¿Cómo es el alma?
Ricardo Sada Fernández
Tomado de encuentra.com
La maravilla de todo lo que compone nuestro cuerpo produce asombro y admiración: el conjunto que lo integra es obra de una ingeniería maestra. Y, ¿qué decir de nuestra alma, que no refleja procesos orgánicos, que es capaz de pensar, de conmoverse, de llevar a cabo grandes hazañas, de elevarse sobre sus debilidades, de identificarse con su prójimo hasta llegar a dar por él la vida, de asombrarse ante lo pequeño y humillarse ante lo grandioso, de elegir entre los caminos aquel que es el verdadero, de componer una sinfonía y escribir un poema? Nuestra alma, ¿cómo será?
A pesar de lo cortas que se quedarán nuestras palabras, intentemos decir algo sobre ella. Ya al hablar de la naturaleza de Dios expusimos la naturaleza de los seres espirituales. Un espíritu, veíamos, es un ser inteligente y consiente que no sólo es invisible (como el aire), sino que es absolutamente inmaterial, es decir, que no está hecho de materia. Un espíritu no tiene moléculas, ni hay electrones en el alma.

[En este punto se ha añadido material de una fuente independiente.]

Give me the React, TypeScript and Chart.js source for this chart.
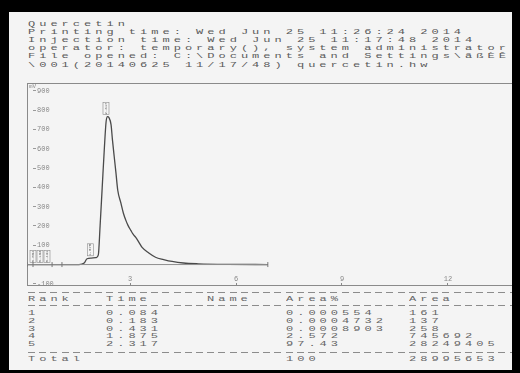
import React, { useEffect, useRef } from 'react';
import { Chart, registerables } from 'chart.js';

Chart.register(...registerables);

// ---- header text ----
const headerLines = [
  'Quercetin',
  'Printing time: Wed Jun 25 11:26:24 2014',
  'Injection time: Wed Jun 25 11:17:48 2014',
  'operator: temporary(), system administrator',
  'File opened: C:\\Documents and Settings\\ãßÈÊ',
  '\\001(20140625 11/17/48) quercetin.hw',
];

// ---- chromatogram trace (min, mV) ----
const timeMin = [0.08, 0.5, 1.0, 1.55, 1.70, 1.78, 1.90, 2.04, 2.10, 2.15, 2.21, 2.27, 2.32, 2.36, 2.40, 2.46, 2.50, 2.55, 2.60, 2.65, 2.74, 2.81, 2.88, 2.94, 3.02, 3.09, 3.16, 3.25, 3.34, 3.53, 3.72, 3.95, 4.19, 4.51, 4.93, 5.78, 6.90];
const signalMV = [0, 0, 0, 0, 8, 30, 33, 36, 50, 200, 400, 600, 740, 767, 762, 725, 646, 559, 474, 385, 318, 266, 229, 203, 177, 156, 141, 115, 89, 60, 38, 26, 16, 8, 4, 1, 0];

// integration baseline marks
const baselineTimes = [0.08, 0.25, 0.79, 1.07, 6.90];
const baselineMV = [0, 0, 0, 0, 0];

// ---- axes ----
const yTickValues = [-100, 100, 200, 300, 400, 500, 600, 700, 800, 900];
const xTickValues = [3, 6, 9, 12];
const yUnit = 'mV';

// ---- peak table ----
const tableHeaders = ['Rank', 'Time', 'Name', 'Area%', 'Area'];
const ranks = ['1', '2', '3', '4', '5'];
const peakTimes = [0.084, 0.183, 0.431, 1.875, 2.317];
const peakNames = ['', '', '', '', ''];
const areaPct = ['0.000554', '0.0004732', '0.0008903', '2.572', '97.43'];
const areas = ['161', '137', '258', '745692', '28249405'];
const totalLabel = 'Total';
const totalAreaPct = '100';
const totalArea = '28995653';
const peakApexMV = [0, 0, 0, 35, 767];

// layout helpers
const CHAR = 11.2;
const TEXT_X = 28;
const colChars = [0, 7, 16, 23, 34];
const PAPER_X = 9;
const PAPER_Y = 12;

function Mono({ x, y, text, color = '#555' }: { x: number; y: number; text: string; color?: string }) {
  return (
    <div
      style={{
        position: 'absolute',
        left: x - PAPER_X,
        top: y - PAPER_Y - 4,
        height: 8,
        lineHeight: '8px',
        whiteSpace: 'pre',
        fontFamily: '"Liberation Mono", "DejaVu Sans Mono", monospace',
        fontSize: 8,
        letterSpacing: '2.67px',
        transform: 'scaleX(1.5)',
        transformOrigin: 'left center',
        color,
      }}
    >
      {text}
    </div>
  );
}

function Dashes({ y }: { y: number }) {
  return (
    <div
      style={{
        position: 'absolute',
        left: TEXT_X - PAPER_X,
        top: y - PAPER_Y,
        width: 512 - TEXT_X,
        height: 1,
        background: 'repeating-linear-gradient(90deg, #8c8c8c 0 7px, transparent 7px 11.2px)',
      }}
    />
  );
}

const framePlugin = {
  id: 'frame',
  afterDraw(chart: any) {
    const { ctx, chartArea } = chart;
    ctx.save();
    ctx.strokeStyle = '#8a8a8a';
    ctx.lineWidth = 1;
    ctx.beginPath();
    ctx.moveTo(chartArea.left, Math.round(chartArea.top) + 0.5);
    ctx.lineTo(chartArea.right, Math.round(chartArea.top) + 0.5);
    ctx.stroke();
    ctx.fillStyle = '#888';
    ctx.font = '6px "Liberation Mono", monospace';
    ctx.textBaseline = 'middle';
    ctx.textAlign = 'left';
    ctx.fillText(yUnit, chartArea.left + 2, chartArea.top + 3.5);
    ctx.restore();
  },
};

const peakLabelPlugin = {
  id: 'peakLabels',
  afterDatasetsDraw(chart: any) {
    const { ctx, chartArea } = chart;
    const xs = chart.scales.x;
    const ys = chart.scales.y;
    let prevRight = -Infinity;
    ctx.save();
    ctx.strokeStyle = '#8a8a8a';
    ctx.lineWidth = 0.6;
    ctx.fillStyle = '#666';
    ctx.font = '4px "Liberation Mono", monospace';
    ctx.textAlign = 'center';
    ctx.textBaseline = 'middle';
    peakTimes.forEach((t, i) => {
      const w = 6;
      const h = 12;
      const cx = xs.getPixelForValue(t);
      const left = Math.max(cx - w / 2, prevRight + 1, chartArea.left + 3);
      prevRight = left + w;
      const bottom = ys.getPixelForValue(peakApexMV[i]) - 2;
      ctx.strokeRect(left, bottom - h, w, h);
      ctx.save();
      ctx.translate(left + w / 2, bottom - h / 2);
      ctx.rotate(-Math.PI / 2);
      ctx.fillText(t.toFixed(3), 0, 0);
      ctx.restore();
    });
    ctx.restore();
  },
};

export default function App() {
  const canvasRef = useRef<HTMLCanvasElement | null>(null);

  useEffect(() => {
    if (!canvasRef.current) return;
    const tickFont = { family: '"Liberation Mono", monospace', size: 7 };
    const zeroPad = (s: any) => {
      s.paddingTop = 0;
      s.paddingBottom = 0;
      s.paddingLeft = 0;
      s.paddingRight = 0;
    };
    const chart = new Chart(canvasRef.current, {
      type: 'line',
      data: {
        datasets: [
          {
            data: baselineTimes.map((t, i) => ({ x: t, y: baselineMV[i] })),
            borderColor: '#8e8e8e',
            borderWidth: 1,
            pointStyle: 'line',
            pointRotation: 90,
            pointRadius: 2.5,
            pointBorderColor: '#777',
            pointBorderWidth: 1,
            tension: 0,
          },
          {
            data: timeMin.map((t, i) => ({ x: t, y: signalMV[i] })),
            borderColor: '#4a4a4a',
            borderWidth: 1.3,
            pointRadius: 0,
            cubicInterpolationMode: 'monotone',
          },
        ],
      } as any,
      options: {
        responsive: false,
        animation: false,
        layout: { padding: { left: 7, top: 6, right: 0, bottom: 5 } },
        plugins: { legend: { display: false }, tooltip: { enabled: false } },
        scales: {
          x: {
            type: 'linear',
            min: 0.08,
            max: 13.9,
            afterFit: (s: any) => {
              s.height = 0;
              zeroPad(s);
            },
            afterBuildTicks: (s: any) => {
              s.ticks = xTickValues.map((v) => ({ value: v }));
            },
            grid: { drawOnChartArea: false, drawTicks: true, tickLength: -2, tickColor: '#888', tickWidth: 1 },
            border: { display: true, color: '#8a8a8a', width: 1 },
            ticks: { mirror: true, padding: 1.5, font: tickFont, color: '#888', maxRotation: 0, autoSkip: false },
          },
          y: {
            type: 'linear',
            min: -106,
            max: 941,
            afterFit: (s: any) => {
              s.width = 0;
              zeroPad(s);
            },
            afterBuildTicks: (s: any) => {
              s.ticks = yTickValues.map((v) => ({ value: v }));
            },
            grid: { drawOnChartArea: false, drawTicks: true, tickLength: -9, tickBorderDash: [3, 20], tickColor: '#999', tickWidth: 1 },
            border: { display: true, color: '#8a8a8a', width: 1 },
            ticks: { mirror: true, padding: 10, font: tickFont, color: '#888', autoSkip: false },
          },
        },
      } as any,
      plugins: [framePlugin, peakLabelPlugin],
    });
    return () => chart.destroy();
  }, []);

  const headerY0 = 24;
  const headerStep = 8.1;
  const rowYs = [313, 321, 328.5, 336, 344];

  return (
    <div style={{ position: 'fixed', left: 0, top: 0, width: 520, height: 373, background: '#000', overflow: 'hidden' }}>
      <div
        style={{
          position: 'absolute',
          left: PAPER_X,
          top: PAPER_Y,
          width: 503,
          height: 358,
          background: '#f4f4f4',
          overflow: 'hidden',
        }}
      >
        {headerLines.map((l, i) => (
          <Mono key={'h' + i} x={TEXT_X} y={headerY0 + i * headerStep} text={l} color="#5a5a5a" />
        ))}
        <canvas
          ref={canvasRef}
          width={500}
          height={213}
          style={{ position: 'absolute', left: 20 - PAPER_X, top: 77 - PAPER_Y, width: 500, height: 213 }}
        />
        <Dashes y={292} />
        {tableHeaders.map((h, i) => (
          <Mono key={'th' + i} x={TEXT_X + colChars[i] * CHAR} y={298.5} text={h} color="#666" />
        ))}
        <Dashes y={305} />
        {ranks.map((r, i) => {
          const cells = [r, peakTimes[i].toFixed(3), peakNames[i], areaPct[i], areas[i]];
          return cells.map((c, j) => (
            <Mono key={'r' + i + 'c' + j} x={TEXT_X + colChars[j] * CHAR} y={rowYs[i]} text={c} color="#666" />
          ));
        })}
        <Dashes y={352} />
        <Mono x={TEXT_X} y={359} text={totalLabel} color="#666" />
        <Mono x={TEXT_X + colChars[3] * CHAR} y={359} text={totalAreaPct} color="#666" />
        <Mono x={TEXT_X + colChars[4] * CHAR} y={359} text={totalArea} color="#666" />
      </div>
    </div>
  );
}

Un espíritu no se puede medir; no tiene tamaño ni peso. Por esta razón el alma entera puede estar en todas y cada una de las partes del cuerpo al mismo tiempo; no está una parte en la cabeza, otra en el corazón y otra en el pie. Si me amputan la mano en una operación quirúrgica, no pierdo una parte del alma. Simplemente, mi alma ya no está en lo que no es más que una antigua parte de mi cuerpo vivo. Y al morir, cuando mi cuerpo esté a tal grado perjudicado por la enfermedad o las heridas que no pueda continuar su función, mi alma lo abandona y se me declarará muerto. Pero el alma no muere. Al ser absolutamente inmaterial (no está integrada por nada corruptible), nada hay en ella que pueda ser dañado, nada que pueda corromperse. Al no constar de partes, no tiene elementos básicos en qué poder dividirse, no tiene modo de poder disociarse o dejar de ser lo que es, de disgregarse.

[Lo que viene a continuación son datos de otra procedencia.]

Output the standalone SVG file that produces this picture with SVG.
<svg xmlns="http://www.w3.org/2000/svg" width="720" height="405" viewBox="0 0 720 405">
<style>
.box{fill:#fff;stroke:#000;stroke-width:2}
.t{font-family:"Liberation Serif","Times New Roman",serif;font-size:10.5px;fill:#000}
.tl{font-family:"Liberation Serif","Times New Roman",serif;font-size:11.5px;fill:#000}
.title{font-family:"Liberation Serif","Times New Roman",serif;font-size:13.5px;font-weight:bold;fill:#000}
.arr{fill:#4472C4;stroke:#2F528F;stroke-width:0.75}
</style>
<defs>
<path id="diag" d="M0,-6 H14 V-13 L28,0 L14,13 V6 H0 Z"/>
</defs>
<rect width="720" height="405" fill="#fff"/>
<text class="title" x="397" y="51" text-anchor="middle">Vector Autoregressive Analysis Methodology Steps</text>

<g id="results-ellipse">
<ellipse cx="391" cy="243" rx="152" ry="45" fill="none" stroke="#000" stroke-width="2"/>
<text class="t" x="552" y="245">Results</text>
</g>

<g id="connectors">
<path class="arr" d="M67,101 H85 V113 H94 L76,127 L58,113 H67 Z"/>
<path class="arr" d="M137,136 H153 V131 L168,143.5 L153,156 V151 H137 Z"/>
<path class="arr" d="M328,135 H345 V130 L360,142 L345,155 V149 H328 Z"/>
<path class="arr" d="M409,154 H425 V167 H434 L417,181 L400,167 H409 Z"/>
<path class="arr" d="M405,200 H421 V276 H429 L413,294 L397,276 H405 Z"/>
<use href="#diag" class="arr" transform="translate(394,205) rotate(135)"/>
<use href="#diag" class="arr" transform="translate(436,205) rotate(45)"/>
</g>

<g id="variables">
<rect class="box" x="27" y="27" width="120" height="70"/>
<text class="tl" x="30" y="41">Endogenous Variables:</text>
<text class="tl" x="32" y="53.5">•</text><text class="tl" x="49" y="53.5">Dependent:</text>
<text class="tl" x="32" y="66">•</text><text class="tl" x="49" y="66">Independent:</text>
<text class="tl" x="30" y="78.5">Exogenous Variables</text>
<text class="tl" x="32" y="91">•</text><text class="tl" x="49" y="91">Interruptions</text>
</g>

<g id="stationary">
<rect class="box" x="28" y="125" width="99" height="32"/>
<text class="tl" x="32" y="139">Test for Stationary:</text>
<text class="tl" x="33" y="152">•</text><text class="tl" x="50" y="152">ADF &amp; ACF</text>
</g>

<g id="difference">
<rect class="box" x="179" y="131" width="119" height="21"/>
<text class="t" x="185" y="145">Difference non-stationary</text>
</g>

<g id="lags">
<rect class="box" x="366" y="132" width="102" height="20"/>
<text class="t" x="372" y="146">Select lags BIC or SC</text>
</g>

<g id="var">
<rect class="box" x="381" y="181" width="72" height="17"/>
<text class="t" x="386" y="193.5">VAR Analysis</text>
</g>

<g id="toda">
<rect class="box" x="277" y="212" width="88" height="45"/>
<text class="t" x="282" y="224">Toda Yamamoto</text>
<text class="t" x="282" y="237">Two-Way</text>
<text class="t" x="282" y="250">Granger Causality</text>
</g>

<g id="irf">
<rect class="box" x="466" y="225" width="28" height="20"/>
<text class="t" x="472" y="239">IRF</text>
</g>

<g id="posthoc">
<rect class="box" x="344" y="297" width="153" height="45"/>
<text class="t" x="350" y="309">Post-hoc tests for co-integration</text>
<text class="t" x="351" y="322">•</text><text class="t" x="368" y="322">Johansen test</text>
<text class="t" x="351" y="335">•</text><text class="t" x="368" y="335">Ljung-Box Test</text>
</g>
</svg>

Por el alma decimos que Dios nos ha hecho a su imagen y semejanza. Es verdad que nuestro cuerpo, como todo el universo físico, refleja el poder y la sabiduría divinos, pero nuestra alma es un retrato del Hacedor de modo especialísimo. Es un retrato pequeño y bastante imperfecto, pero imagen al fin, de ese Espíritu infinitamente perfecto que es Dios. Nuestra inteligencia, por la que conocemos y comprendemos verdades, razonamos y deducimos nuevas verdades y hacemos juicios sobre el bien y el mal, refleja la suma e infinita inteligencia de Dios. Nuestra libre voluntad, por la que deliberadamente optamos por una cosa u otra, es una semejanza de la omnímoda libertad que Dios posee; y, por supuesto, nuestra inmortalidad es un destello de la divina eternidad.
De esto se desprende un corolario de enorme importancia: ya que la vida íntima de Dios consiste en conocerse a Sí mismo (Dios Hijo) y amarse a Sí mismo (Dios Espíritu Santo), tanto más nos aproximamos a la divina Imagen cuanto más utilizamos nuestra inteligencia en conocer a Dios, y cuanto más dirigimos nuestra libre voluntad para amarlo. Conociéndolo y amándolo vivimos -aunque sea tan sorprendente saberlo- la vida íntima de Dios, la corriente de vida intratrinitaria que nos colmará en el cielo.